Auch als Innovator wird der Kunde immer öfter eingebunden. Was halten Sie davon? Wie verändert sich dadurch das Angebot und die Kommunikation? Was heißt das für Start Ups?
"Das ist ein spannender Trend. Vieles spricht dafür, Kundenbeiräte einzuführen und so sozusagen die Marktforschung direkt ins Haus zu holen. Nach meiner Erfahrung sind besonders Startups nah an ihren Kunden dran. Daran kann sich der etablierte Handel gut orientieren. Wir bei DS Produkte arbeiten seit jeher eng am Kundenfeedback. Wir sammeln die Kundenkommentare, die wir zu unseren Produkten bekommen, online und über die Kundenhotline und eruieren das Feedback vor der Entwicklung neuer Produkte oder auch um vorhandene Produkte zu verbessern. Der Handel ist keine Einbahnstraße – das muss jeder verstehen."
Drohnen, Same Day-Delivery, Sprachassistenten – die Zukunft des Handles scheint bunt. Wo stehen wir Ihrer Meinung nach in 15 Jahren? Wie kaufen wir dann wirklich ein?
"Auch ich kann leider nicht in die Zukunft schauen, aber ich bin mir sicher, dass sich unglaublich viel verändern wird. Einfach nur Produkte bereitstellen wird keinen langfristigen Erfolg für loyale Kunden garantieren. Ich denke, dass Einzelhändler sich in Zukunft als Medienunternehmen verstehen und auch diese Rolle übernehmen werden. Soziale Medien werden sich noch weiter entwickeln, verändern und noch mehr Einfluss nehmen mit dem Ziel Kunden Teil des Geschehens werden zu lassen, Kunden zu inspirieren und entsprechende Transformationsmöglichkeiten anzubieten. Wahrscheinlich werden wir irgendwann einen Film gucken, das Sakko von Brad Pitt berühren und es klingelt dann kurze Zeit später an der Haustür."
Mobile Commerce und E-Commerce legen weiter zu. Es heißt, die Grenzen zwischen Geschäften, Web und Mobile müssen sich auflösen.

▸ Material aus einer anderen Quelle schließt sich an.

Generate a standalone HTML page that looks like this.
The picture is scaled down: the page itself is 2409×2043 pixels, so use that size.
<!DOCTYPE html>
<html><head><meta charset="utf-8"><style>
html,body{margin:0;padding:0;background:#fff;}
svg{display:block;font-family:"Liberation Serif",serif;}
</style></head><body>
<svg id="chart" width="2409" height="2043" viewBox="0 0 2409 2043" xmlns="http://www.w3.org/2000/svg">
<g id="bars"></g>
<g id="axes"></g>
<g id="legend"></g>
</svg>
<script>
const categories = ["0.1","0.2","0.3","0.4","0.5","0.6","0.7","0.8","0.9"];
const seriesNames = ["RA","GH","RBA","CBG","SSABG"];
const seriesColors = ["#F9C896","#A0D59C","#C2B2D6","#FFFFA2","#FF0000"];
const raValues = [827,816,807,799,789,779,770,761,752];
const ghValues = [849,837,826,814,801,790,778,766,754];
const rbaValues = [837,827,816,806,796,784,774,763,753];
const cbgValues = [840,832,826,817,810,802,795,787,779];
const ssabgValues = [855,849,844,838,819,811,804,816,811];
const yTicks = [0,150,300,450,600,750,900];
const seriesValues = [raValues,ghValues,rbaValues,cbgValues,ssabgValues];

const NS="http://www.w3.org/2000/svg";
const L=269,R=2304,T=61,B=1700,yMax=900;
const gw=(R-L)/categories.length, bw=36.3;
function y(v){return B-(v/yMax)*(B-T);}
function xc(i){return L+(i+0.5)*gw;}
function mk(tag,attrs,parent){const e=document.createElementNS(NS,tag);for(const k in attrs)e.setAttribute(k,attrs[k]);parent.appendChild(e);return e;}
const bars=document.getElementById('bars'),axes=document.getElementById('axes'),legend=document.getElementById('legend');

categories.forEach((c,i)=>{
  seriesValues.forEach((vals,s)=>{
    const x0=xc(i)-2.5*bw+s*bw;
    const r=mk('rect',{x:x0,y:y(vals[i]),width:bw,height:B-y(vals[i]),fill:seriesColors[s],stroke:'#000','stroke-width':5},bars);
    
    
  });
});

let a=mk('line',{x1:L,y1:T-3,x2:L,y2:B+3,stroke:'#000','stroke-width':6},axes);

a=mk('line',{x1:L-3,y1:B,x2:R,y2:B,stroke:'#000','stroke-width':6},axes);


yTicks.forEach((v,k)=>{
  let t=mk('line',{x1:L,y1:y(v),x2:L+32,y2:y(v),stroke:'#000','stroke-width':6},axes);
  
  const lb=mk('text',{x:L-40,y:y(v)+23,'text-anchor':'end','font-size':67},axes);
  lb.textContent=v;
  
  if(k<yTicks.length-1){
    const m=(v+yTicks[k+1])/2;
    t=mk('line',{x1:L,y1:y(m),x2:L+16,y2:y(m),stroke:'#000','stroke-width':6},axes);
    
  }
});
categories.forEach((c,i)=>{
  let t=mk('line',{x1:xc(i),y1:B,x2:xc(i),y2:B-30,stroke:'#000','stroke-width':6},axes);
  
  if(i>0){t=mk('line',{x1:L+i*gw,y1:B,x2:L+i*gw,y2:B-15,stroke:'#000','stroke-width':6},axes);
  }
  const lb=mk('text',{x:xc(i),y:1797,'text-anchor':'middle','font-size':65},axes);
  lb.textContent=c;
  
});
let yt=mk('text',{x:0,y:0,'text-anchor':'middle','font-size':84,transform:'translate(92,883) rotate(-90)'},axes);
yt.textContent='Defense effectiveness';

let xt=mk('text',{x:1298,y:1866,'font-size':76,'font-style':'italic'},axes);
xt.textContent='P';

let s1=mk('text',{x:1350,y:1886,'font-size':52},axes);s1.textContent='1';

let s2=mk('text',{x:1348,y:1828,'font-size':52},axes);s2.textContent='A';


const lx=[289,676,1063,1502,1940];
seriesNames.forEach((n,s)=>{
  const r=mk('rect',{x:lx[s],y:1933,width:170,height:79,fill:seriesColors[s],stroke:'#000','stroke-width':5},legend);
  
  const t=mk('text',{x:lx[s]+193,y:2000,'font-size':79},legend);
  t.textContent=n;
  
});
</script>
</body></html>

Aber wie gelingt das?
"Es wird kein Weg dran vorbeiführen, dass die Grenzen aufweichen, denn die Kunden haben einfach die Erwartung, dass ihre Bedürfnisse sofort gestillt und Erwartungen sofort erfüllt werden. Ob E-Commerce, Mobile-Commerce oder das Ladengeschäft – alles hat seine Daseinsberechtigung und es muss doch vor allem darum gehen, alles ideal miteinander zu vernetzen und besser aufeinander einzahlen zu können. Das klassische Ladengeschäft wird es auch weiterhin geben, diese müssen sich aber anders aufstellen. Und auch die Kunden müssen sich darauf einstellen, dass sie immer gläserner werden. Vermutlich wird man ein Geschäft betreten und der Verkäufer weiß schon viel über die Gewohnheiten, bevor man überhaupt Guten Tag gesagt hat. Neben aller Begeisterung für technische Innovationen, wird es auch wichtig sein hier eine ethische Debatte zu führen."
Kunden wollen begeistert werden und das Einkaufserlebnis wird immer wichtiger. Was heißt das für den Handel? Können auch Discounter da mithalten?

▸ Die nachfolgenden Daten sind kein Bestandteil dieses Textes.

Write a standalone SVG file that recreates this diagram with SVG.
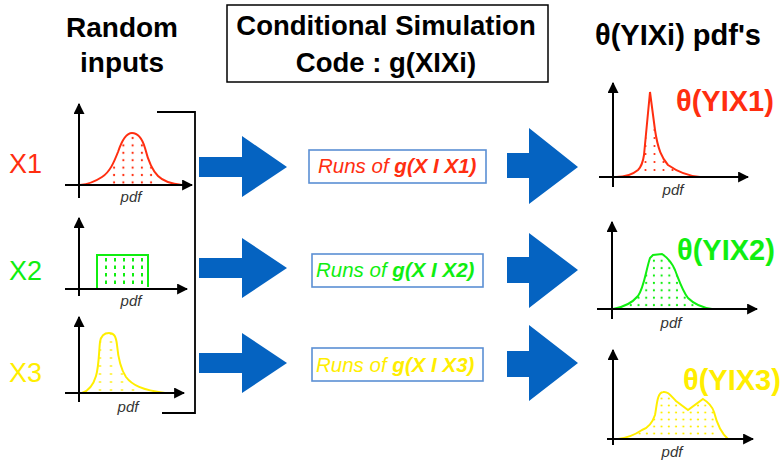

"Ja, da bin ich mir sicher. Gerade die Discounter haben in den letzten Jahren gezeigt, dass sie nicht stehen bleiben und sich permanent weiterentwickeln. Die Funktion des Handels wird sich komplett ändern, da die Grenze zwischen der physischen und der digitalen Welt immer mehr verschwindet. Geschäfte werden sich in Orte verwandeln, wo Kunden die Marke hautnah erleben und damit eine emotionale Beziehung aufbauen können. Einzelhändler müssen ihre Ladengeschäfte neu gestalten, um die Forderung von vernetzten Kunden zu erfüllen."
Welche Chancen bietet der Trend zur Individualisierung dem Handel?

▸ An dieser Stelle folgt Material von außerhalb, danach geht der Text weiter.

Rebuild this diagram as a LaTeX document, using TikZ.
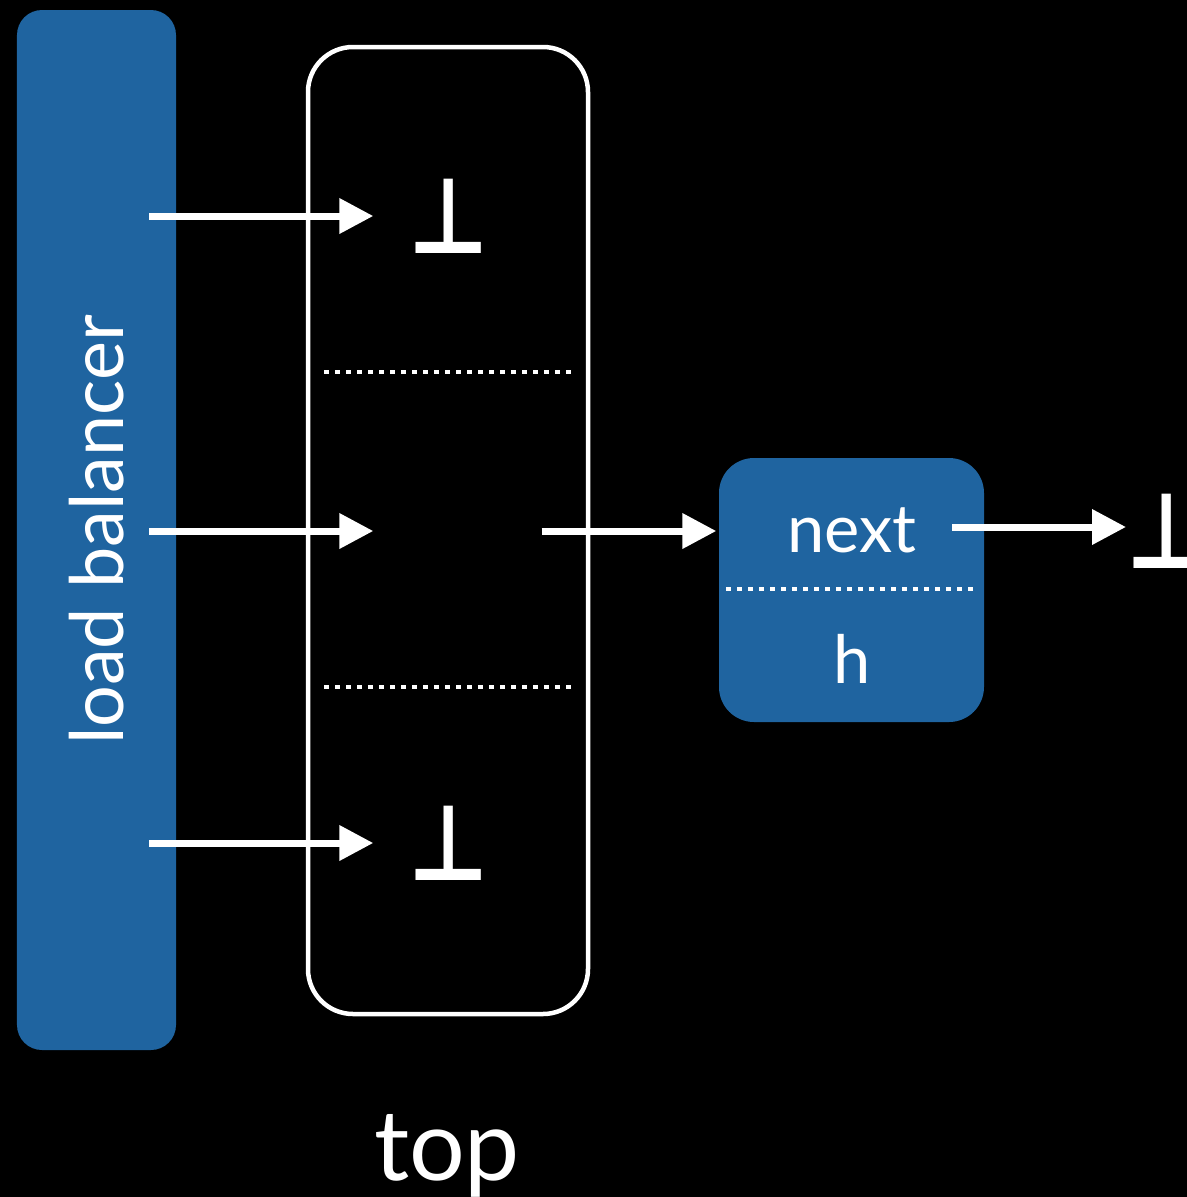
\documentclass[tikz,border=0pt]{standalone}
\usepackage{fontspec}
\setmainfont{Lato}
\newfontfamily\symfont{DejaVu Sans}
\usetikzlibrary{arrows.meta}
\definecolor{lbblue}{RGB}{31,100,160}

\begin{document}
\begin{tikzpicture}[
    lbbox/.style={fill=lbblue, rounded corners=0.25cm, minimum width=10.4cm, minimum height=1.59cm, inner sep=0, text=white, font=\fontsize{21}{24}\selectfont},
    arraybox/.style={draw=white, line width=0.045cm, rounded corners=0.45cm, minimum width=2.80cm, minimum height=9.67cm, inner sep=0},
    cellbox/.style={fill=lbblue, rounded corners=0.35cm, minimum width=2.65cm, minimum height=2.64cm, inner sep=0},
    perp/.style={inner sep=0, text=white, font=\symfont\bfseries\fontsize{25}{25}\selectfont, yscale=1.2},
    slot/.style={perp, minimum width=1.5cm, minimum height=0.8cm},
    celltext/.style={text=white, font=\fontsize{19}{22}\selectfont, anchor=base},
    arrow/.style={-{Triangle[length=0.34cm,width=0.34cm]}, white, line width=0.07cm},
    dotline/.style={white, line width=0.045cm, dash pattern=on 0.045cm off 0.065cm}
]
    % Background
    \fill[black] (0,0) rectangle (11.87,-11.97);
    \useasboundingbox (0,0) rectangle (11.87,-11.97);

    % Load balancer
    \node[lbbox, rotate=90] (lb) at (0.965,-5.30) {load balancer};

    % Top array
    \node[arraybox] (array) at (4.48,-5.305) {};
    \draw[dotline] (3.24,-3.72) -- (5.74,-3.72);
    \draw[dotline] (3.24,-6.87) -- (5.74,-6.87);
    \node[celltext] (toplabel) at (4.47,-11.80) {\fontsize{28}{32}\selectfont top};

    % Slots
    \node[slot] (s1) at (4.49,-2.16) {⊥};
    \node[slot] (s2) at (4.49,-5.31) {};
    \node[slot] (s3) at (4.49,-8.43) {⊥};

    % Node
    \node[cellbox] (cell) at (8.515,-5.90) {};
    \node[celltext] (next) at (8.52,-5.52) {next};
    \node[celltext] (h) at (8.52,-6.83) {h};
    \draw[dotline] (7.26,-5.89) -- (9.77,-5.89);
    \node[perp, anchor=west] (nil) at (11.26,-5.31) {⊥};

    % Arrows
    \foreach \i/\y in {1/2.16, 2/5.31, 3/8.43} {
        \coordinate (in\i) at (1.49,-\y);
        \draw[arrow] (in\i) -- (s\i.west);
    }
    \draw[arrow, shorten <=0.17cm, shorten >=0.02cm] (s2.east) -- (s2.east -| cell.west);
    \coordinate (nextout) at (9.52,-5.27);
    \draw[arrow] (nextout) -- (nextout -| nil.west);

\end{tikzpicture}
\end{document}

"Chancen gibt es eine Menge, aber ich glaube der Trend für Zeitersparnis im Handel wird immer größer. Zeit ist eines der kostbarsten Güter. Die Kunden werden den Händlern die Treue halten werden, die den höchsten Komfort bieten. Jeder weiß, dass das Einkaufen Zeit kostet, aber es gibt auch die Einkäufe, die man als Konsument genießen kann. Hier geht es nicht um den Toilettenpapier-Einkauf, sondern um den „Heute gönn ich mir etwas-Einkauf“. Händler müssen die richtigen Antworten finden, wie auf Kunden individual eingegangen werden kann und Verkäufer werden immer wichtiger als Berater für die Kunden werden."
Stellen wir uns DHDL in 20 Jahren vor. Was wird anders sein?
"Ich hoffe und wünsche mir, dass es die Sendung dann immer noch gibt. Ich werde dann im Schaukelstuhl die Sendung sehen, denn ich werde nie den Spaß daran verlieren, neue Produktideen vorgestellt zu bekommen. Da die Gründer eigentlich die wichtigen Player sind, werden sie vermutlich im Sessel sitzen und die Löwen werden um den Deal pitchen."